Sunday, February 14, 2016


What better way than Valentine’s Day to discover a love affair that was “an open secret,” one that lasted over a decade until one of the pair died suddenly.   The celebrated composer George Gershwin, a force to be reckoned with in the music world that spanned Tin Pan Alley to Broadway, had a heart that expressed a “Fascinating Rhythm” when he met the vivacious socialite Kay Swift.  The fact that she was married, the mother of three daughters, had a classical music background and was a great fan of the music of Irving Berlin, were in no way deterrents to how he felt.

Gershwin’s immediate thoughts were “ 'Swonderful” while Swift’s were “Can This Be Love?”  On Friday, February 12 at New Haven’s intimate Lyric Hall, one lucky audience got to experience all the joy, bittersweet though it might have been, of the world premiere of “Let’s Call the Whole thing Off:  George Gershwin’s Romance with Kay Swift.”

The brain child of Aaron Gandy, with the vital input of Katharine Weber, Kay Swift’s granddaughter and the author of “The Memory of All That: George Gershwin, Kay Swift and My Family’s Legacy of Infidelities” (Crown Publishers $24), the product of their efforts is delightful and charming and a tribute to their long ago romantic entanglement.
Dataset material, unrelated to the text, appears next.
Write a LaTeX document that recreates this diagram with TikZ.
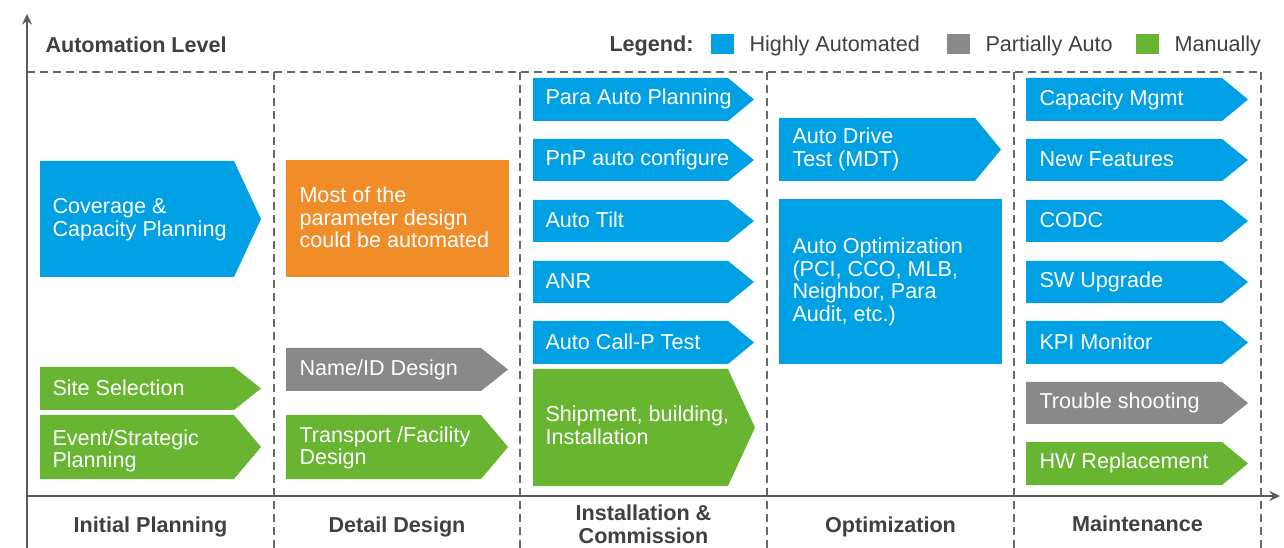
\documentclass[tikz,border=0pt]{standalone}
\usepackage{fontspec}
\setmainfont{Liberation Sans}

\definecolor{hablue}{RGB}{0,160,228}
\definecolor{pagray}{RGB}{137,137,137}
\definecolor{mngreen}{RGB}{103,181,48}
\definecolor{designorange}{RGB}{240,141,41}
\definecolor{labelgray}{RGB}{64,64,64}
\definecolor{framegray}{RGB}{105,105,105}
\definecolor{axisgray}{RGB}{90,90,90}

\tikzset{every picture/.style={line width=0.75pt}}
\tikzset{
	hiauto/.style={fill=hablue},
	partauto/.style={fill=pagray},
	manual/.style={fill=mngreen},
	boxtext/.style={text=white, anchor=west, align=left, inner sep=0pt, font=\fontsize{16.2}{17}\selectfont},
	headtext/.style={text=labelgray, align=center, inner sep=0pt, font=\bfseries\fontsize{16.2}{17}\selectfont},
	legtext/.style={text=labelgray, anchor=west, inner sep=0pt, font=\fontsize{16.2}{17}\selectfont},
	divider/.style={draw=framegray, line width=1.1pt, dash pattern=on 6pt off 3.75pt},
	axis/.style={draw=axisgray, line width=1.1pt},
}

\begin{document}
\begin{tikzpicture}[x=0.75pt,y=0.75pt,yscale=-1,xscale=1]
	\useasboundingbox (0,0) rectangle (1284,548);

	%Dashed frame and column dividers
	\draw [divider] (27,72) -- (1261,72) ;
	\draw [divider] (274,72) -- (274,548) ;
	\draw [divider] (520,72) -- (520,548) ;
	\draw [divider] (767,72) -- (767,548) ;
	\draw [divider] (1014,72) -- (1014,548) ;
	\draw [divider] (1261,72) -- (1261,548) ;

	%Axes
	\coordinate (origin) at (27,496) ;
	\coordinate (ytop) at (27,17) ;
	\coordinate (ybottom) at (27,548) ;
	\coordinate (xend) at (1277,496) ;
	\draw [axis] (ybottom) -- (ytop) ;
	\draw [shift={(27,14)}, rotate = 450] [fill=axisgray][line width=0.08] [draw opacity=0] (10.72,-5.15) -- (0,0) -- (10.72,5.15) -- (7.12,0) -- cycle ;
	\draw [axis] (origin) -- (xend) ;
	\draw [shift={(1280,496)}, rotate = 180] [fill=axisgray][line width=0.08] [draw opacity=0] (10.72,-5.15) -- (0,0) -- (10.72,5.15) -- (7.12,0) -- cycle ;

	%Legend
	\fill [hiauto] (711,34) rectangle (734,54) ;
	\fill [partauto] (947,34) rectangle (970,54) ;
	\fill [manual] (1136,34) rectangle (1159,54) ;

	%Shape: Initial Planning
	\fill [hiauto] (40,161) -- (234,161) -- (261,219) -- (234,277) -- (40,277) -- cycle ;
	\fill [manual] (40,367) -- (234,367) -- (261,388.5) -- (234,410) -- (40,410) -- cycle ;
	\fill [manual] (40,415) -- (234,415) -- (261,447) -- (234,479) -- (40,479) -- cycle ;

	%Shape: Detail Design
	\fill [designorange] (286,160) rectangle (509,277) ;
	\fill [partauto] (286,348) -- (481,348) -- (508,369.5) -- (481,391) -- (286,391) -- cycle ;
	\fill [manual] (286,415) -- (481,415) -- (508,447) -- (481,479) -- (286,479) -- cycle ;

	%Shape: Installation & Commission
	\fill [hiauto] (533,78) -- (728,78) -- (754,99.5) -- (728,121) -- (533,121) -- cycle ;
	\fill [hiauto] (533,139) -- (728,139) -- (754,160) -- (728,181) -- (533,181) -- cycle ;
	\fill [hiauto] (533,200) -- (728,200) -- (754,221) -- (728,242) -- (533,242) -- cycle ;
	\fill [hiauto] (533,261) -- (728,261) -- (754,282) -- (728,303) -- (533,303) -- cycle ;
	\fill [hiauto] (533,321) -- (728,321) -- (754,342.5) -- (728,364) -- (533,364) -- cycle ;
	\fill [manual] (533,369) -- (728,369) -- (755,427.5) -- (728,486) -- (533,486) -- cycle ;

	%Shape: Optimization
	\fill [hiauto] (779,118) -- (975,118) -- (1001,149.5) -- (975,181) -- (779,181) -- cycle ;
	\fill [hiauto] (779,199) rectangle (1002,364) ;

	%Shape: Maintenance
	\fill [hiauto] (1026,78) -- (1222,78) -- (1248,99.5) -- (1222,121) -- (1026,121) -- cycle ;
	\fill [hiauto] (1026,139) -- (1222,139) -- (1248,160) -- (1222,181) -- (1026,181) -- cycle ;
	\fill [hiauto] (1026,200) -- (1222,200) -- (1248,221) -- (1222,242) -- (1026,242) -- cycle ;
	\fill [hiauto] (1026,261) -- (1222,261) -- (1248,282) -- (1222,303) -- (1026,303) -- cycle ;
	\fill [hiauto] (1026,321) -- (1222,321) -- (1248,342.5) -- (1222,364) -- (1026,364) -- cycle ;
	\fill [partauto] (1026,382) -- (1222,382) -- (1248,403) -- (1222,424) -- (1026,424) -- cycle ;
	\fill [manual] (1026,442) -- (1222,442) -- (1248,463.5) -- (1222,485) -- (1026,485) -- cycle ;

	% Text Node
	\node [headtext, anchor=west] (level) at (45,44.5) {Automation Level};
	% Text Node
	\node [headtext, anchor=west] (legend) at (609,45.5) {Legend:};
	\node [legtext] (leghigh) at (749,45.5) {Highly Automated};
	\node [legtext] (legpart) at (985,45.5) {Partially Auto};
	\node [legtext] (legman) at (1174,45.5) {Manually};

	% Text Node
	\node [boxtext] (coverage) at (52,220) {Coverage \&\\Capacity Planning};
	\node [boxtext] (site) at (52,387.5) {Site Selection};
	\node [boxtext] (event) at (52,451) {Event/Strategic\\Planning};
	% Text Node
	\node [boxtext] (paramdesign) at (299,217.5) {Most of the\\parameter design\\could be automated};
	\node [boxtext] (nameid) at (299,369.5) {Name/ID Design};
	\node [boxtext] (transport) at (299,448) {Transport /Facility\\Design};
	% Text Node
	\node [boxtext] (paraplan) at (545,98.5) {Para Auto Planning};
	\node [boxtext] (pnp) at (545,160) {PnP auto configure};
	\node [boxtext] (tilt) at (545,220) {Auto Tilt};
	\node [boxtext] (anr) at (545,281) {ANR};
	\node [boxtext] (callp) at (545,341.5) {Auto Call-P Test};
	\node [boxtext] (shipment) at (545,425.5) {Shipment, building,\\Installation};
	% Text Node
	\node [boxtext] (mdt) at (792,149.5) {Auto Drive\\Test (MDT)};
	\node [boxtext] (autoopt) at (792,282) {Auto Optimization\\(PCI, CCO, MLB,\\Neighbor, Para\\Audit, etc.)};
	% Text Node
	\node [boxtext] (capacity) at (1039,99.5) {Capacity Mgmt};
	\node [boxtext] (features) at (1039,159) {New Features};
	\node [boxtext] (codc) at (1039,220) {CODC};
	\node [boxtext] (swup) at (1039,282) {SW Upgrade};
	\node [boxtext] (kpi) at (1039,341.5) {KPI Monitor};
	\node [boxtext] (trouble) at (1039,403) {Trouble shooting};
	\node [boxtext] (hwrep) at (1039,463) {HW Replacement};

	% Text Node
	\node [headtext] (initial) at (150.5,527) {Initial Planning};
	\node [headtext] (detail) at (397,527) {Detail Design};
	\node [headtext] (install) at (643.5,524) {Installation \&\\Commission};
	\node [headtext] (optim) at (890.5,526.5) {Optimization};
	\node [headtext] (maint) at (1137.5,524) {Maintenance};

\end{tikzpicture}
\end{document}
With a sparkling Merrill Grant as Kay and a debonair Sean Doherty as George, the pair warble more than two dozen tunes written by one or the other or both.  Aaron Gandy has created inspiring arrangements from shows like “Lady, Be Good,” “Funny Face,” “Tip Toes,” “Fine and Dandy,” “Of Thee I Sing,” and "Porgy and Bess” and then peppers the evening with insightful anecdotes from the time they meet in 1925, in the height of the Jazz Age, until his tragic death of a brain tumor at the age of 38.  Gandy is the personable pianist/narrator who gushes with enthusiasm about his subject matter, sharing intimacies and insights into the “Embraceable” duo.  Mark York has directed a “Fine and Dandy” overture to love that will “Jig Hop” it’s way straight to your heart.

Hopefully John Cavaliere, Lyric Hall’s dedicated producer and owner, will schedule “Let’s Call the Whole Thing Off” again quickly and often for “this whole thing” shouldn’t be taken away from you or me.  Even Cole Porter would be swift to admit that it’s “Delightful, Delicious and Delovely."